Well, it wouldn’t surprise me if some minority had only STRUT and not FOOT, just as in the LOT-THOUGHT merger area, some say LOT (= PALM, typically) and some THOUGHT. But then again Kipling may have just been doing the best he could in order to snatch at a rhyme.
Please see the article by Tien and Cohen in “Comments on Etymology” arguing for a Chinese origin of the word ‘pagoda’.
Following up on cot, the word more usually used now is cottage, which … was apparently created in Normand from Old Norse kot ‘id.’ to mean ‘a cottage with its associated land’
In Western Normandy there is a peninsula jutting Northward into the Manche (= English Channel), called le Cotentin. I wonder if it has the same origin.
Please see the article by Tien and Cohen in “Comments on Etymology” arguing for a Chinese origin of the word ‘pagoda’.
Since Comments on Etymology is only accessible to print subscribers, could you let us know the proposed etymon?
A scan is on Prof. Cohen’s Rolla site and is summarized in Wikipedia: Pázhōu tǎ 琶洲塔.
I must never have heard (or at least noticed) a BrEng speaker actually say “Buddha” out loud
How about Eddy in Ab Fab?
A scan is on Prof. Cohen’s Rolla site and is summarized in Wikipedia: Pázhōu tǎ 琶洲塔.
Thanks!
called le Cotentin. I wonder if it has the same origin.
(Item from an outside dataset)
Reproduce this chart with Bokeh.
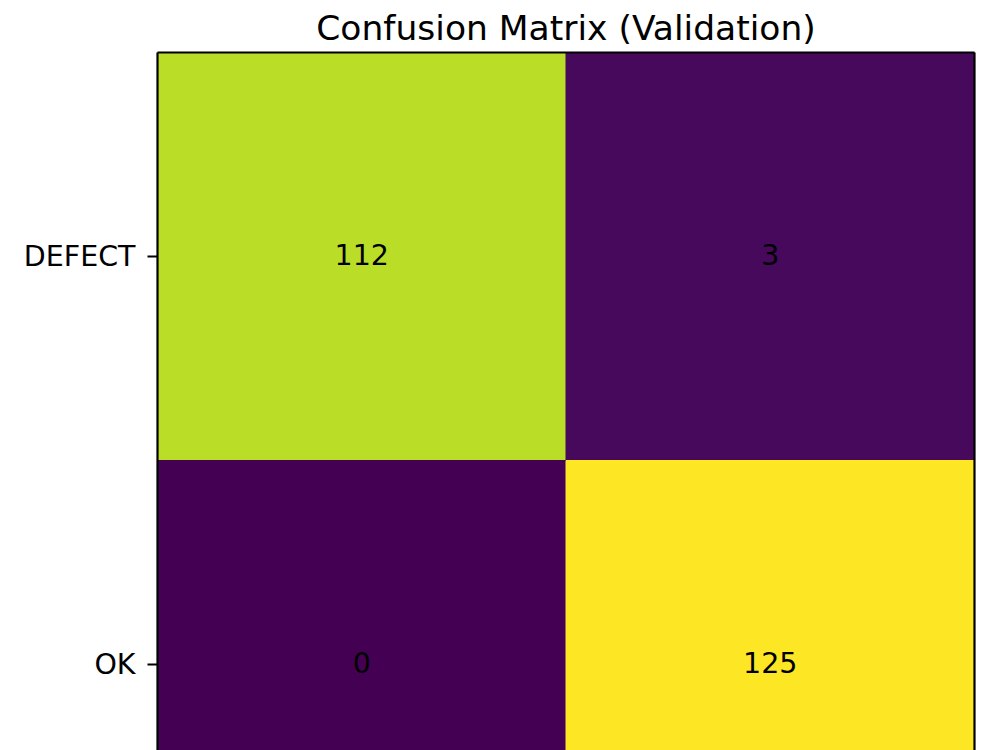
from bokeh.plotting import figure
from bokeh.models import Range1d, LinearAxis, FixedTicker, LinearColorMapper, ColumnDataSource
from bokeh.palettes import Viridis256
from bokeh.transform import transform
from bokeh.core.properties import value
from bokeh.embed import file_html
from bokeh.resources import INLINE

# ---- data ----
classes = ["DEFECT", "OK"]          # true labels (rows, top to bottom) / predicted (cols)
row_defect = [112, 3]
row_ok = [0, 125]
counts = [row_defect, row_ok]
chart_title = "Confusion Matrix (Validation)"

n = len(classes)
xs, ys, vals, txt = [], [], [], []
for i, row in enumerate(counts):
    for j, v in enumerate(row):
        xs.append(j + 0.5)
        ys.append(n - i - 0.5)
        vals.append(v)
        txt.append(str(v))
src = ColumnDataSource(dict(x=xs, y=ys, v=vals, t=txt))

all_vals = [v for r in counts for v in r]
mapper = LinearColorMapper(palette=Viridis256, low=min(all_vals), high=max(all_vals))

FONT = "DejaVu Sans"
cell_px = 408.0
frame_top = 52
frame_h = 750 - frame_top

p = figure(width=1000, height=750, output_backend="svg", toolbar_location=None,
           x_range=Range1d(0, n), y_range=Range1d(n - frame_h / cell_px, n),
           x_axis_location=None, min_border_left=157, min_border_right=26,
           min_border_top=frame_top, min_border_bottom=0)
p.outline_line_color = None
p.grid.visible = False
p.background_fill_color = "white"

p.rect(x="x", y="y", width=1, height=1, source=src,
       fill_color=transform("v", mapper), line_color=transform("v", mapper), line_width=1)
p.text(x="x", y="y", text="t", source=src, text_align="center", text_baseline="middle",
       text_font=value(FONT), text_font_size="28.5px", text_color="black", y_offset=-2)

# left axis
ya = p.yaxis[0]
ya.ticker = FixedTicker(ticks=[n - i - 0.5 for i in range(n)])
ya.major_label_overrides = {n - i - 0.5: c for i, c in enumerate(classes)}
ya.major_label_text_font = FONT
ya.major_label_text_font_size = "28.5px"
ya.major_label_text_color = "black"
ya.major_tick_out = 10
ya.major_tick_in = 0
ya.minor_tick_line_color = None
ya.major_tick_line_width = 2.2
ya.axis_line_width = 2.2
ya.axis_line_color = "black"
ya.major_label_standoff = 12

# right spine
ra = LinearAxis(ticker=FixedTicker(ticks=[]), major_label_text_font_size="0px",
                major_tick_out=0, minor_tick_out=0, axis_line_width=2.2, axis_line_color="black")
p.add_layout(ra, "right")
# top spine
ta = LinearAxis(ticker=FixedTicker(ticks=[]), major_label_text_font_size="0px",
                major_tick_out=0, minor_tick_out=0, axis_line_width=2.2, axis_line_color="black")
p.add_layout(ta, "above")

p.title.text = chart_title
p.title.align = "center"
p.title.text_font = FONT
p.title.text_font_size = "34.5px"
p.title.text_font_style = "normal"
p.title.text_color = "black"
p.title.offset = 0

open("out.html", "w").write(file_html(p, INLINE))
Nope. The town of Coutances, a former tribal capital, took its Latin name in the year 298 from the Roman Emperor Constantius Chlorus (‘the Pale’). He was the father of Constantine the Great, the Christianizing emperor and founder of Constantinople. The area around Coutances camed to be known as the pagus Constantinus > Cotentin.
Now, that’s a beautiful etymology. But you’d think it would be Côtentin.
The word is Chinese, with the literal meaning “eight” (pa) “cornered” (ko) “tower” (La). Liang Sicheng, who pioneered the serious study of classical Chinese architecture, pointed out:
Yes, that was mentioned and linked above in the thread, but I’m going to want to see evidence of transmission from Chinese to Portuguese before I’ll believe it.